Security Command Center の Premium Tier は簡単に始められ、無料版に戻すのも簡単なので、試しにいかがでしょうか?というお話です。

間違えて組織レベルで有効化されてしまって、課金が大変なことにならないのか…?
大丈夫です!

Security Command Center とは

Security Command Center(以下 SCC)は、構成ミスの検出、
Google Compute Engine や Google Kubernetes Engine などへの脅威検知、
各種ベースラインへの準拠チェックなどの機能を含む、セキュリティソリューションです。

一部の構成ミス検出機能のみが使える、無料の Standard Tier と、全ての機能が使える Premium Tier があります。
Tier の比較はこちら

料金体系

料金ページはこちら

もう半年以上前になりますが、プロジェクトレベルで有効化できるようになり、
Premium Tier 課金体系に従量課金制が追加されました。
https://cloud.google.com/blog/ja/products/identity-security/announcing-security-command-centers-project-level-pay-as-you-go-options

従量課金の体系がなく、組織レベルでの有効化のみだった頃は、Google Cloud 営業担当者を通した申し込みが必要で、Premium Tier はなかなか手を出しづらかったのですが、
プロジェクトレベルでも従量課金制で利用できるようになり、セルフサービスで有効化できるようになって、手軽に始めやすくなりました。

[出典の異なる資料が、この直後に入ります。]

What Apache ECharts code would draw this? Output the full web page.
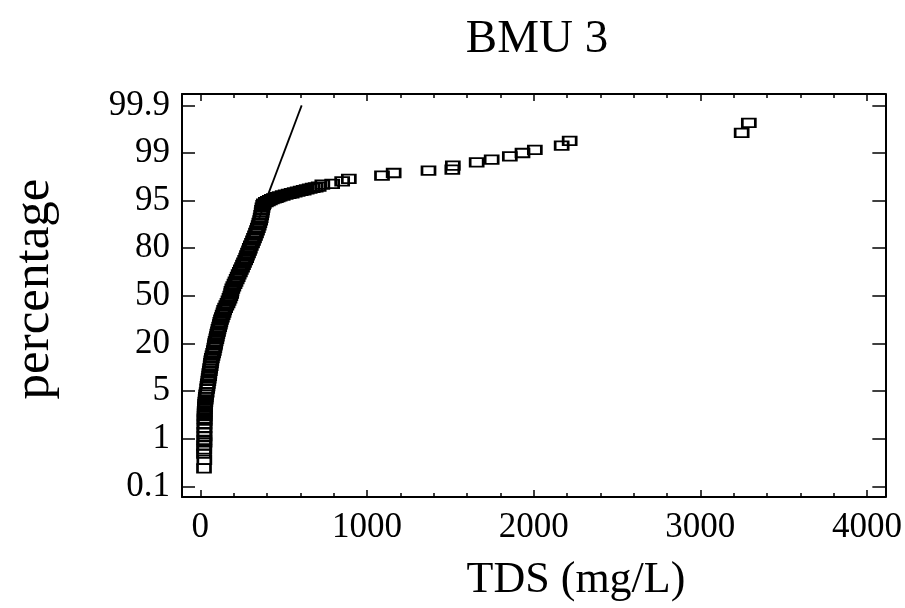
<!DOCTYPE html>
<html>
<head>
<meta charset="utf-8">
<script src="https://cdn.jsdelivr.net/npm/echarts@6/dist/echarts.min.js"></script>
<style>
html,body{margin:0;padding:0;background:#fff;}
#chart{width:905px;height:608px;}
</style>
</head>
<body>
<div id="chart"></div>
<script>
// ---- data ----
const titleText = 'BMU 3';
const xTitle = 'TDS (mg/L)';
const yTitle = 'percentage';
const yTickLabels = ['0.1', '1', '5', '20', '50', '80', '95', '99', '99.9'];
const yTickPercents = [0.1, 1, 5, 20, 50, 80, 95, 99, 99.9];
const xMajorTicks = [0, 1000, 2000, 3000, 4000];
const xMinorTicks = [200, 400, 600, 800, 1200, 1400, 1600, 1800, 2200, 2400, 2600, 2800, 3200, 3400, 3600, 3800];

// TDS (mg/L) of each sample, sorted
const tds = [
  22, 24, 22, 24, 23, 25, 24, 25, 24, 25, 25, 26,
  25, 26, 26, 26, 27, 28, 29, 30, 32, 33, 35, 38,
  41, 43, 45, 48, 50, 53, 54, 57, 59, 62, 64, 66, 69, 73, 77, 81, 84, 87, 89,
  92, 96, 99, 102, 106, 109, 113, 117, 120, 124, 129, 134, 139, 143, 149, 156, 163, 169, 175, 180,
  185, 187, 192, 198, 205, 211, 218, 224, 230, 237, 243, 250, 256, 262, 269, 275, 280, 286, 292, 297,
  303, 310, 316, 322, 328, 334, 340, 345, 350, 354, 359, 362, 365, 368, 370, 373, 377,
  381, 393, 405, 417, 429, 441, 453, 464, 476, 494, 512, 530, 548, 566, 584, 602, 620, 638, 656, 674, 692, 710,
  732, 791, 851, 891, 1090, 1160, 1369, 1512, 1515, 1658, 1748, 1857, 1933, 2007, 2168, 2216, 3248, 3291
];
// cumulative percentage of each sample
const pct = [
  0.44, 0.60, 0.72, 0.80, 0.87, 0.93, 0.98, 1.22, 1.55, 1.89, 2.22, 2.52,
  2.7, 2.9, 3.1, 3.3, 3.5, 3.7, 3.9, 4.1, 4.3, 4.5, 4.7, 4.9,
  5.8, 6.6, 7.4, 8.2, 9.0, 9.8, 10.6, 11.4, 12.2, 13.0, 13.8, 14.6, 15.4, 16.2, 17.0, 17.8, 18.6, 19.4, 20.0,
  21.5, 23, 24.5, 26, 27.5, 29, 30.5, 32, 33.5, 35, 36.5, 38, 39.5, 41, 42.5, 44, 45.5, 47, 48.5, 50,
  51.5, 53, 54.5, 56, 57.5, 59, 60.5, 62, 63.5, 65, 66.5, 68, 69.5, 71, 72.5, 74, 75.5, 77, 78.5, 80,
  80.8, 81.6, 82.4, 83.2, 84, 84.8, 85.6, 86.4, 87.2, 88, 88.8, 89.6, 90.4, 91.2, 92, 92.8, 93.6,
  94.03, 94.50, 94.82, 95.04, 95.12, 95.19, 95.24, 95.30, 95.36, 95.43, 95.50, 95.56, 95.62, 95.69, 95.75, 95.82, 95.87, 95.94, 96.00, 96.07, 96.12, 96.18,
  96.34, 96.40, 96.62, 96.82, 97.09, 97.32, 97.51, 97.60, 97.93, 98.21, 98.44, 98.71, 99.00, 99.06, 99.14, 99.23, 99.38, 99.57
];
// fitted line
const fitTds = [350, 608];
const fitPct = [89.0, 99.9];

// probability scale: tick labels equally spaced, linear between ticks
function probPos(p) {
  const T = yTickPercents;
  let i = 0;
  if (p <= T[0]) i = 0;
  else if (p >= T[T.length - 1]) i = T.length - 2;
  else { while (i < T.length - 2 && p > T[i + 1]) i++; }
  return i + (p - T[i]) / (T[i + 1] - T[i]);
}

const FONT = '"Liberation Serif","Times New Roman",serif';
const chart = echarts.init(document.getElementById('chart'), null, {renderer: 'canvas'});

const gridL = 182, gridT = 94, gridW = 705, gridH = 403;
const xMin = -110, xMax = 4110;
const yMin = -0.2226, yMax = 8.2385;

function xAxisBase(pos, ticks, len, showLine, showLabel) {
  return {
    type: 'value', position: pos, min: xMin, max: xMax,
    axisLine: {show: showLine, onZero: false, lineStyle: {color: '#000', width: 2}},
    axisTick: {show: true, inside: true, length: len, customValues: ticks, lineStyle: {color: '#000', width: 1.5}},
    axisLabel: showLabel ? {show: true, customValues: xMajorTicks, margin: 13, color: '#000', fontFamily: FONT, fontSize: 35,
      formatter: v => String(Math.round(v))} : {show: false},
    splitLine: {show: false}
  };
}
function yAxisBase(pos, showLabel) {
  return {
    type: 'value', position: pos, min: yMin, max: yMax,
    axisLine: {show: true, onZero: false, lineStyle: {color: '#000', width: 2}},
    axisTick: {show: true, inside: true, length: 13, customValues: yTickLabels.map((_, i) => i), lineStyle: {color: '#000', width: 1.5}},
    axisLabel: showLabel ? {
      show: true, customValues: yTickLabels.map((_, i) => i), margin: 12, color: '#000', fontFamily: FONT, fontSize: 35,
      formatter: v => yTickLabels[Math.round(v)]
    } : {show: false},
    splitLine: {show: false}
  };
}

const option = {
  animation: false,
  backgroundColor: '#fff',
  grid: {left: gridL, top: gridT, width: gridW, height: gridH, containLabel: false},
  xAxis: [
    xAxisBase('bottom', xMajorTicks, 7, true, true),
    xAxisBase('bottom', xMinorTicks, 4, false, false),
    xAxisBase('top', xMajorTicks, 7, true, false),
    xAxisBase('top', xMinorTicks, 4, false, false)
  ],
  yAxis: [
    yAxisBase('left', true),
    yAxisBase('right', false)
  ],
  graphic: [
    {type: 'text', x: 537, y: 40, silent: true,
     style: {text: titleText, font: '47px ' + FONT, fill: '#000', textAlign: 'center', textVerticalAlign: 'middle'}},
    {type: 'text', x: 576, y: 580, silent: true,
     style: {text: xTitle, font: '44px ' + FONT, fill: '#000', textAlign: 'center', textVerticalAlign: 'middle'}},
    {type: 'text', x: 35, y: 289, rotation: Math.PI / 2, silent: true,
     style: {text: yTitle, font: '51px ' + FONT, fill: '#000', textAlign: 'center', textVerticalAlign: 'middle'}}
  ],
  series: [
    {
      type: 'scatter', xAxisIndex: 0, yAxisIndex: 0, silent: true,
      symbol: 'rect', symbolSize: [13, 8.5],
      itemStyle: {color: 'rgba(0,0,0,0)', borderColor: '#000', borderWidth: 2.2, opacity: 1},
      data: tds.map((t, i) => [t, probPos(pct[i])])
    },
    {
      type: 'line', xAxisIndex: 0, yAxisIndex: 0, silent: true,
      symbol: 'none', lineStyle: {color: '#000', width: 1.8},
      data: fitTds.map((t, i) => [t, probPos(fitPct[i])])
    }
  ]
};
chart.setOption(option);
</script>
</body>
</html>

従量課金の料金は組織レベルで有効化した場合とプロジェクトレベルで有効化した場合で異なっており、前者の方が少し割安です。

プロジェクトレベルで SCC Premium を有効化してみる

前提

組織レベルでは、既に SCC Standard が有効化されているものとします。
(本当はゼロから書きたかったのですが、会社の環境も私用環境も既に有効化してしまっていたので、他のブログなどにお譲りすることにします…)

プロジェクトレベルでの Premium Tier へのアップグレードに必要な権限

  • セキュリティ センター管理者 roles/securitycenter.admin
  • セキュリティ管理者 roles/iam.securityAdmin

アップグレードしてみる

SCC 画面で、Premium を利用したいプロジェクトを選択し、
GET PREMIUM をクリック。

Tier 選択画面。既に Premium が選択されているので、次へ

利用したい機能を選びます。
Inherit(親リソースから設定継承)、Enable、Disable から選択します。
後からでも変更できるので、画像では構成チェックができる Security Health Analytics のみ有効化しています。

アップグレードされました!

念のため、このプロジェクトが属する組織の設定を見てみると、Standard のままです。

Security Health Analytics スキャン結果が出るまで待つ

Security Health Analytics のスキャンは1日1回のため、検出結果が出てくるまで、 1、2日待ってみましょう。

Billing に表示されるまで

集計タイミングとの兼ね合いによるのかもしれませんが、
私の環境では Billing Reports で費用の明細が表示されるまで、1日強かかりました。
(有効化した翌日、ずっと Billing を覗いていても出てこないので、ちょっと焦りましたが、翌々日昼ぐらいには表示されていました)

ダウングレードしてみる

何らかの理由で Premium 利用をやめたい場合は、Standard にダウングレードすることが可能です。
こちらも簡単に設定できます。

Settings ページから、Tier 詳細を選択し、 Manage Project Tier をクリック

Standard を選択して、次に進みます。

これで無料版へのダウングレード完了です。

おわりに

非常に簡単に SCC Premium を使い始めることができました。
コンピューティングリソースはあまり無いし、Premium の全部の機能は活かせなさそう…というプロジェクトでも、
Security Health Analytics で Standard Tier より多種多様なリソースの設定不備検出ができたり、
Event Threat Detection で不正なアクティビティを検知できたりするので、有効化してみてはいかがでしょうか?

次回は Event Threat Detection を試してみたいと思います!